As Ms. Wheeler points out, we know of four CIA/NSA/DIA products that have been declassified and shared with the world: 1. Russia’s plan to have a false flag “attack” to justify an invasion of Ukraine, 2. actual details of Russia and China speaking of the plans for the invasion in advance, including China telling Russia about our negotiations with them and characterizing our work as “sowing discord,” 3. pre-emptive revelations about a false flag chemical weapons attack, 4. reports that Russia has already asked China for military aid. #2 is a huge deal. We, here, have not thought though what a major artillery shell of an intelligence product that was to lob at China.
But here’s where she says something and we who read her slap our foreheads:
I would bet a fair amount of money that, when the history of these events is told twenty years from now, we’ll learn of similar, but non-public, selective declassification with NATO-plus-Sweden-and-Finland partners, starting at a NATO summit in February, immediately after which a number of European countries (most spectacularly, Germany) took dramatic and unified action.
When we realize that President Biden met with four members of NATO secretly when he went to Rome “to meet the Pope,” then this, too, has to have happened.
I have seen diaries on the rec list almost joyful at “paranoid Putin” firing generals. Well, the Kremlin is no doubt burning up officers in a counter-intelligence bonfire, but let’s not feel too good about this. Intelligence services worry about this because they lose their human intelligence regardless, whether the enemy “catches” them or not. The sources simply can’t report when a leader is imprisoning and killing everyone who can be suspected, and when everyone can be suspected.
As Empty Wheel says,
it’s possible that Putin arrested two FSB officers because he suspects they were sources for some of the intelligence that got shared to undermine Russia’s efforts. It’s possible that Russia’s focus on neutralizing western support for Ukraine in recent days, particularly its attack on the western training base in Yavoriv yesterday, reflects a counterintelligence crackdown responding to declassified US intelligence.
I would say that the attack on the base in Lviv is guaranteed to be a counter-intelligence move, as well as a counter-espionage and counter-cyber attack. Ukraine’s electronic defenses (and attacks on Russian aircraft) have been good, and the Russians have to expect that they’re coming from an unofficial NATO base in Ukraine.

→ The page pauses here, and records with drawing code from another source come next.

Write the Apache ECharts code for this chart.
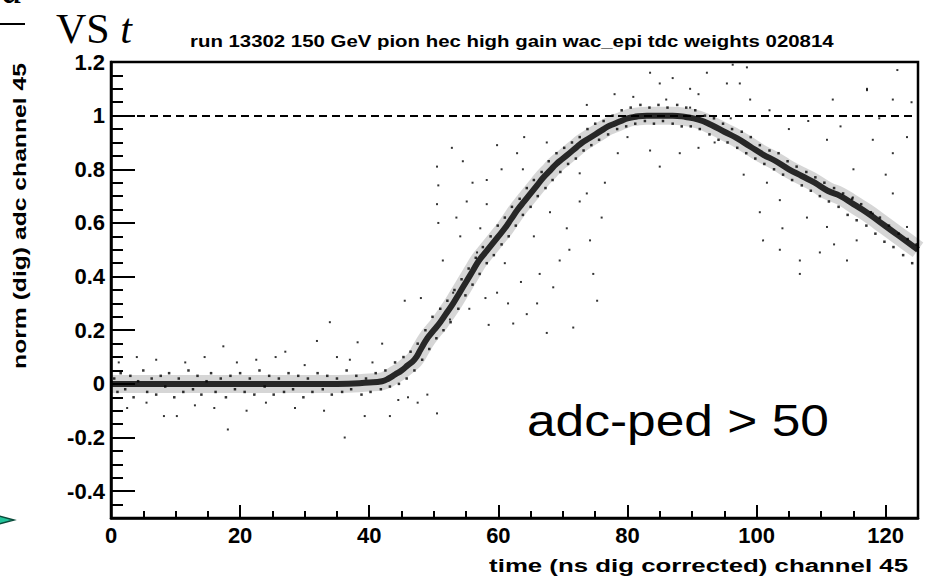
<!doctype html>
<html>
<head>
    <meta charset="utf-8">
    <title>adc vs t</title>
    <style>
        html,body{margin:0;padding:0;background:#fff;overflow:hidden;}
        #ID-Chart{width:926px;height:579px;}
    </style>
</head>
<body>
    <div id="ID-Chart"></div>
    <script src="https://cdn.jsdelivr.net/npm/echarts@6/dist/echarts.min.js"></script>
    <script>
        /*=========================
          Data
          ===========================*/
        //centre of the dense band: time (ns) / norm adc
        var tCenter=[0,5,10,15,20,25,30,35,40,42,43,
            44,45,46,47,48,49,50,51,52,53,54,55,56,57,58,59,60,61,62,63,64,65,66,67,68,69,70,71,72,73,74,75,76,77,78,79,80,81,
            83,85,87,89,91,93,95,97,99,101,103,105,107,109,111,113,115,117,119,121,123,125];
        var yCenter=[0,0,0,0,0,0,0,0,0.005,0.01,0.02,
            0.035,0.05,0.07,0.09,0.13,0.17,0.20,0.23,0.265,0.30,0.34,0.38,0.42,0.46,0.49,0.52,0.55,0.58,0.615,0.65,0.68,0.71,0.74,0.77,0.795,0.82,0.84,0.86,0.88,0.90,0.915,0.93,0.945,0.96,0.97,0.98,0.99,0.995,
            1.0,1.0,1.0,0.995,0.985,0.965,0.94,0.915,0.885,0.855,0.83,0.80,0.775,0.75,0.72,0.70,0.67,0.64,0.605,0.57,0.535,0.50];
        //events inside the band
        var bandPts=[
            [0.5,0.02],[1,-0.03],[1.5,0.04],[2.2,-0.02],[3,0.03],[3.5,-0.05],[4.2,0.01],[5,0.05],[5.6,-0.03],[6.3,0.02],
            [7,-0.04],[7.7,0.03],[8.4,-0.01],[9,0.04],[9.8,-0.05],[10.5,0.02],[11.2,-0.03],[12,0.05],[12.7,-0.02],[13.4,0.03],
            [14,-0.04],[14.8,0.01],[15.5,0.04],[16.2,-0.03],[17,0.02],[17.8,-0.05],[18.5,0.03],[19.2,-0.02],[20,0.04],[20.7,-0.03],
            [21.5,0.02],[22.2,-0.04],[23,0.05],[23.8,-0.01],[24.5,0.03],[25.2,-0.04],[26,0.02],[26.8,-0.03],[27.5,0.04],[28.2,-0.02],
            [29,0.03],[29.8,-0.05],[30.5,0.02],[31.2,-0.03],[32,0.04],[32.8,-0.02],[33.5,0.03],[34.2,-0.04],[35,0.02],[35.8,-0.03],
            [36.5,0.05],[37.2,-0.02],[38,0.03],[38.8,-0.04],[39.5,0.02],[40.2,-0.03],[41,0.04],[41.8,-0.02],[42.5,0.05],[43.2,-0.01],
            [44,0.08],[44.6,0.0],[45.3,0.1],[45.8,0.02],[46.4,0.12],[47,0.05],[47.5,0.15],[48.2,0.09],[48.7,0.2],[49.3,0.13],
            [49.8,0.25],[50.4,0.17],[51,0.28],[51.5,0.2],[52.1,0.31],[52.6,0.23],[53.2,0.35],[53.8,0.28],[54.3,0.39],[54.9,0.33],
            [55.4,0.43],[56,0.37],[56.5,0.47],[57.1,0.41],[57.6,0.51],[58.2,0.45],[58.8,0.55],[59.3,0.48],[59.9,0.59],[60.5,0.52],
            [61,0.62],[61.6,0.55],[62.1,0.66],[62.7,0.59],[63.3,0.69],[63.8,0.63],[64.4,0.73],[65,0.66],[65.5,0.76],[66.1,0.70],
            [66.7,0.79],[67.3,0.73],[67.8,0.83],[68.4,0.76],[69,0.86],[69.6,0.79],[70.2,0.88],[70.8,0.82],[71.4,0.9],[72,0.84],
            [72.6,0.92],[73.2,0.87],[73.8,0.95],[74.4,0.89],[75,0.97],[75.6,0.91],[76.3,0.98],[77,0.93],[77.7,1.0],[78.4,0.95],
            [79.1,1.02],[79.8,0.96],[80.5,1.03],[81.2,0.97],[82,1.04],[82.7,0.98],[83.4,1.03],[84.1,0.97],[84.8,1.04],[85.5,0.98],
            [86.2,1.03],[87,0.97],[87.7,1.04],[88.4,0.96],[89.1,1.03],[89.8,0.96],[90.5,1.02],[91.2,0.95],[92,1.0],[92.7,0.93],
            [93.4,0.99],[94.1,0.91],[94.8,0.97],[95.5,0.9],[96.2,0.95],[97,0.88],[97.7,0.94],[98.4,0.86],[99.1,0.92],[99.8,0.84],
            [100.5,0.89],[101.2,0.82],[102,0.87],[102.7,0.8],[103.4,0.86],[104.1,0.78],[104.8,0.83],[105.5,0.76],[106.2,0.81],[107,0.74],
            [107.7,0.79],[108.4,0.72],[109.1,0.77],[109.8,0.7],[110.5,0.75],[111.2,0.68],[112,0.73],[112.7,0.66],[113.4,0.71],[114.1,0.63],
            [114.8,0.69],[115.5,0.61],[116.2,0.67],[117,0.59],[117.7,0.64],[118.4,0.56],[119.1,0.62],[119.8,0.53],[120.5,0.59],[121.2,0.51],
            [122,0.56],[122.7,0.48],[123.4,0.54],[124.1,0.45],[124.8,0.52]
        ];
        //scattered events away from the band
        var outPts=[
            [1.2,0.08],[2.5,-0.09],[4,0.1],[5.5,-0.07],[7,0.09],[8.2,-0.12],[10.2,-0.12],[11.5,0.08],[13,-0.08],[14.5,0.1],
            [16,-0.09],[17.4,0.14],[18.1,-0.17],[19.5,0.08],[21,-0.1],[22.5,0.09],[24,-0.07],[25.5,0.1],[27,0.12],[28.5,-0.09],
            [30,0.07],[31.9,0.16],[33,-0.1],[33.9,0.23],[35,0.1],[36.2,-0.2],[37,0.09],[38.2,0.155],[39.3,-0.12],[40.5,0.08],
            [42,0.15],[43.2,-0.12],[44.5,-0.06],[46,-0.05],[47.5,-0.07],[49,-0.04],[50.5,-0.11],[48,0.32],[45.5,0.31],
            [52.8,0.88],[59.8,0.89],[50.5,0.81],[50.7,0.74],[50.5,0.67],[50.7,0.6],[51.4,0.46],[54.5,0.83],[58.2,0.76],[58.2,0.67],
            [55.1,0.68],[54.1,0.55],[57.2,0.58],[62.9,0.86],[63.8,0.8],[67.5,0.9],[66.4,0.41],[68.5,0.36],[70.6,0.58],[72.6,0.68],
            [74.2,0.535],[74.7,0.41],[75.3,0.31],[71.6,0.21],[67.5,0.19],[62.3,0.225],[64.4,0.26],[69.5,0.46],[72.6,0.785],[73.7,0.71],
            [59.8,0.34],[56.7,0.49],[53,0.34],[52.5,0.24],[58,0.32],[61,0.45],[65.5,0.55],[56,0.75],[53.5,0.62],[60.5,0.8],
            [64,0.92],[68,0.64],[71,0.5],[66,0.3],[76,0.62],[58.5,0.22],[55.5,0.28],[76.5,0.75],[63.5,0.38],[61.5,0.3],
            [96.3,1.19],[98.5,1.18],[83.5,1.16],[92.3,1.16],[85,1.12],[95.4,1.12],[89.7,1.1],[80.9,1.07],[121.8,1.17],[117.1,1.1],
            [111.8,1.06],[121.1,1.06],[73.7,1.04],[89.7,1.03],[83.5,0.87],[88.1,0.86],[85,0.81],[97.4,1.12],[99,1.06],[117.1,1.095],
            [110.9,0.91],[118,0.91],[123.3,0.92],[121.1,0.86],[101.6,0.75],[100.5,0.64],[101,0.535],[103.6,0.5],[106.7,0.46],[109.8,0.49],
            [114,0.46],[106.7,0.41],[110.9,0.585],[115.5,0.535],[121.1,0.71],[123.3,0.585],[118,0.635],[114.9,0.695],[107.8,0.62],[103.6,0.685],
            [78,1.08],[87,1.14],[91,1.08],[93.5,0.9],[80,0.92],[78.5,0.86],[91,0.88],[105,0.95],[108,0.98],[113,0.96],
            [119,0.99],[124,1.05],[102,1.02],[115,0.8],[120,0.78],[98,0.78],[112,0.52],[104,0.58],[96,0.99],[86,1.06]
        ];
        //axis ticks
        var xMajor=[0,20,40,60,80,100,120];
        var xMinor=[5,10,15,25,30,35,45,50,55,65,70,75,85,90,95,105,110,115];
        var yMajor=[-0.4,-0.2,0,0.2,0.4,0.6,0.8,1,1.2];
        var yMinor=[-0.45,-0.35,-0.3,-0.25,-0.15,-0.1,-0.05,0.05,0.1,0.15,0.25,0.3,0.35,0.45,0.5,0.55,0.65,0.7,0.75,0.85,0.9,0.95,1.05,1.1,1.15];
        var refLevel=1;

        var view={
            initialize:function(){
                this.chartId="ID-Chart";
                this.font="'Liberation Sans', Arial, Helvetica, sans-serif";
                this.serif="'Liberation Serif', 'Times New Roman', serif";
                this.centerData=[];
                for(var i=0;i<tCenter.length;i++){
                    this.centerData.push([tCenter[i],yCenter[i]]);
                }
            },
            _axisX:function(ticks,len,label){
                return {
                    type:'value',min:0,max:125,position:'bottom',offset:0,
                    axisLine:{show:label,onZero:false,lineStyle:{color:'#000',width:2.5}},
                    axisTick:{show:true,inside:true,length:len,customValues:ticks,lineStyle:{color:'#000',width:2}},
                    axisLabel:{show:label,customValues:ticks,margin:6,color:'#000',fontSize:22,fontWeight:'bold',fontFamily:this.font},
                    splitLine:{show:false}
                };
            },
            _axisY:function(ticks,len,label){
                return {
                    type:'value',min:-0.5,max:1.2,position:'left',offset:0,
                    axisLine:{show:label,onZero:false,lineStyle:{color:'#000',width:2.5}},
                    axisTick:{show:true,inside:true,length:len,customValues:ticks,lineStyle:{color:'#000',width:2}},
                    axisLabel:{show:label,customValues:ticks,margin:6,color:'#000',fontSize:22,fontWeight:'bold',fontFamily:this.font},
                    splitLine:{show:false}
                };
            },
            _initChart:function(){
                var self=this;
                this.chart=echarts.init(document.getElementById(this.chartId),null,{renderer:'svg'});
                var option={
                    animation:false,
                    backgroundColor:'#fff',
                    grid:{left:111,right:8,top:62,bottom:61,show:true,borderColor:'#000',borderWidth:2.5,backgroundColor:'transparent'},
                    xAxis:[this._axisX(xMajor,13,true),this._axisX(xMinor,7,false)],
                    yAxis:[this._axisY(yMajor,24,true),this._axisY(yMinor,12,false)],
                    graphic:[
                        {type:'text',x:2,y:-11,silent:true,
                            style:{text:'a',font:'italic 42px '+self.serif,fill:'#000',verticalAlign:'middle'}},
                        {type:'line',silent:true,shape:{x1:0,y1:24,x2:25,y2:24},style:{stroke:'#000',lineWidth:2}},
                        {type:'text',x:56,y:29,silent:true,
                            style:{text:'{v|VS }{t|t}',verticalAlign:'middle',fill:'#000',
                                rich:{v:{font:'42px '+self.serif,fill:'#000'},t:{font:'italic 42px '+self.serif,fill:'#000'}}}},
                        {type:'text',x:190,y:41,scaleX:1.2,silent:true,
                            style:{text:'run 13302 150 GeV pion hec high gain wac_epi tdc weights 020814',
                                font:'bold 17px '+self.font,fill:'#000',verticalAlign:'middle'}},
                        {type:'text',x:20,y:216,rotation:Math.PI/2,scaleX:1.3,silent:true,
                            style:{text:'norm (dig) adc channel 45',font:'bold 19px '+self.font,fill:'#000',align:'center',verticalAlign:'middle'}},
                        {type:'text',x:908,y:565,scaleX:1.36,silent:true,
                            style:{text:'time (ns dig corrected) channel 45',font:'bold 19px '+self.font,fill:'#000',align:'right',verticalAlign:'middle'}},
                        {type:'text',x:527,y:421,scaleX:1.17,silent:true,
                            style:{text:'adc-ped > 50',font:'44px '+self.font,fill:'#000',verticalAlign:'middle'}},
                        {type:'polygon',silent:true,shape:{points:[[-8,514],[14,520],[-8,526]]},
                            style:{fill:'#22c39a',stroke:'#0b4a3a',lineWidth:1.5}}
                    ],
                    series:[
                        {
                            name:'halo',type:'line',data:this.centerData,smooth:true,showSymbol:false,silent:true,z:1,
                            lineStyle:{color:'rgba(0,0,0,0.16)',width:18}
                        },
                        {
                            name:'core',type:'line',data:this.centerData,smooth:true,showSymbol:false,silent:true,z:2,
                            lineStyle:{color:'rgba(0,0,0,0.82)',width:6},
                            markLine:{
                                silent:true,symbol:['none','none'],label:{show:false},
                                lineStyle:{color:'#000',width:2,type:[8,5]},
                                data:[{yAxis:refLevel}]
                            }
                        },
                        {
                            name:'band',type:'scatter',data:bandPts,symbol:'rect',symbolSize:2.5,silent:true,z:3,
                            itemStyle:{color:'#000'}
                        },
                        {
                            name:'out',type:'scatter',data:outPts,symbol:'rect',symbolSize:2,silent:true,z:3,
                            itemStyle:{color:'#000'}
                        }
                    ]
                };
                this.chart.setOption(option);
            },
            _onLoad:function(){
                this.initialize();
                this._initChart();
            }
        };

        window.addEventListener("load",function(){
            view._onLoad();
        },false);
    </script>
</body>
</html>
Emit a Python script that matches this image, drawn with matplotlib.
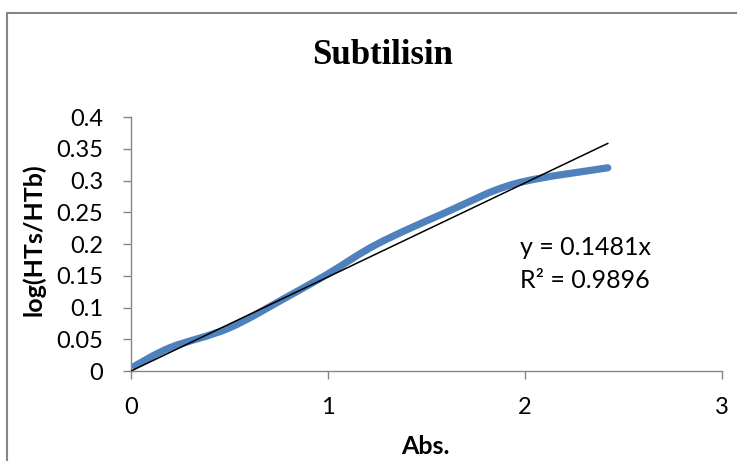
import matplotlib.pyplot as plt
import matplotlib.patches as mpatches
from matplotlib.path import Path
import numpy as np

# measured points
abs_vals = [0.02, 0.2, 0.5, 0.8, 1.0, 1.25, 1.6, 1.95, 2.42]
log_ratio = [0.008, 0.037, 0.068, 0.118, 0.153, 0.200, 0.250, 0.295, 0.320]

slope = 0.1481
r_squared = 0.9896

blue = '#4F81BD'
grey = '#868686'


def smooth_path(xs, ys, tension=0.5):
    # cubic bezier segments through each point (Excel-style smoothed line)
    pts = np.column_stack([xs, ys])
    verts = [pts[0]]
    codes = [Path.MOVETO]
    n = len(pts)
    for i in range(n - 1):
        p0 = pts[i - 1] if i > 0 else pts[i]
        p1 = pts[i]
        p2 = pts[i + 1]
        p3 = pts[i + 2] if i + 2 < n else pts[i + 1]
        c1 = p1 + (p2 - p0) * tension / 3
        c2 = p2 - (p3 - p1) * tension / 3
        verts += [c1, c2, p2]
        codes += [Path.CURVE4] * 3
    return Path(verts, codes)


fig = plt.figure(figsize=(7.37, 4.61), dpi=100)
ax = fig.add_axes([0.1777, 0.1952, 0.802, 0.551])

# outer chart frame
frame = mpatches.Rectangle((7 / 737, -0.1), 1.2, 1.0 - 13 / 461 + 0.1,
                           transform=fig.transFigure, fill=False,
                           edgecolor=grey, linewidth=1.5)
fig.add_artist(frame)

ax.add_patch(mpatches.PathPatch(smooth_path(abs_vals, log_ratio), fill=False,
                                edgecolor=blue, linewidth=5.2,
                                capstyle='round', joinstyle='round', zorder=2))

# linear trendline through origin
x_fit = np.array([0, max(abs_vals)])
ax.plot(x_fit, slope * x_fit, color='black', linewidth=1.1, zorder=3)

ax.set_xlim(0, 3)
ax.set_ylim(0, 0.4)
ax.set_xticks([0, 1, 2, 3])
ax.set_yticks(np.arange(0, 0.401, 0.05))
ax.set_yticklabels(['0', '0.05', '0.1', '0.15', '0.2', '0.25', '0.3', '0.35', '0.4'])

for side in ['top', 'right']:
    ax.spines[side].set_visible(False)
for side in ['left', 'bottom']:
    ax.spines[side].set_color(grey)
    ax.spines[side].set_linewidth(1.0)
ax.tick_params(direction='out', length=6, width=1.0, color=grey,
               labelsize=17, pad=5)
for lab in ax.get_xticklabels() + ax.get_yticklabels():
    lab.set_family('Lato')
ax.tick_params(axis='x', pad=13)
ax.tick_params(axis='y', pad=14)

ax.set_xlabel('Abs.', fontsize=18, fontweight='bold', family='Lato', va='center')
ax.set_ylabel('log(HTs/HTb)', fontsize=18, fontweight='bold', family='Lato', va='center')
ax.xaxis.set_label_coords((425 - 131) / 591, (371 - 446) / 254)
ax.yaxis.set_label_coords((34 - 131) / 591, 0.5 - (240 - 244) / 254)

fig.text(383 / 737, 1 - 55 / 461, 'Subtilisin', fontsize=25, fontweight='bold',
         family='Liberation Serif', ha='center', va='center')

ax.text(1.975, 0.194, 'y = 0.1481x', fontsize=18, family='Lato', ha='left', va='center')
ax.text(1.975, 0.142, 'R² = 0.9896', fontsize=18, family='Lato', ha='left', va='center')

fig.savefig('out.png', dpi=100)
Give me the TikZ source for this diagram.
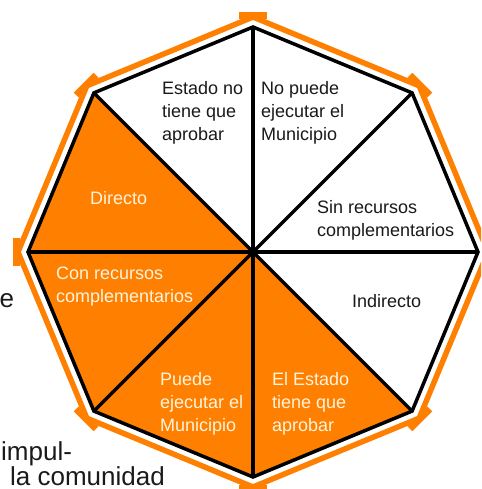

Furthermore, we can expect that the Russian infantry has been given orders to specifically shoot journalists now, since it’s standard for Putin to revive the Soviet stance that all Western journalists are spies, whether they know it or not.
Ms. Wheeler warns us against the triumphalist note. We may be proven wrong in our assessment that sharing is a weapon of war. Regardless, she says, it is a weapon of alliance that is doing a great deal for the United States.
I, too, think we need to be REALLY careful about self-congratulations. Every time we smile at our “wins” (with the bodies of Ukrainians), we set ourselves up for rage and knee jerk reactions when the wins are reversed, when the enemy adapts, and these get us closer to firing missiles of our own. We must remember that Russia had fully penetrated Ukraine’s computer systems before the war, had corrupt officials all over the place, and it had superb intelligence.
We could not stop Iran from delivering a devastating missile strike on one of our heavily defended basis in Iraq in retaliation for killing one of their top generals, so don’t think that we won’t see more deaths of allies as well as Ukrainians.
Now, if we could find a way to move China. . . but, when it comes to that, we can’t be certain that the “news” we’re reading about China having already decided to help Russia isn’t another declassification weapon. If used properly, it tells China that Russia leaks or is “owned” by our intelligence. If not, it makes China belligerent. CIA and State have shown that they know what they’re doing, and we have to trust the professionals for now.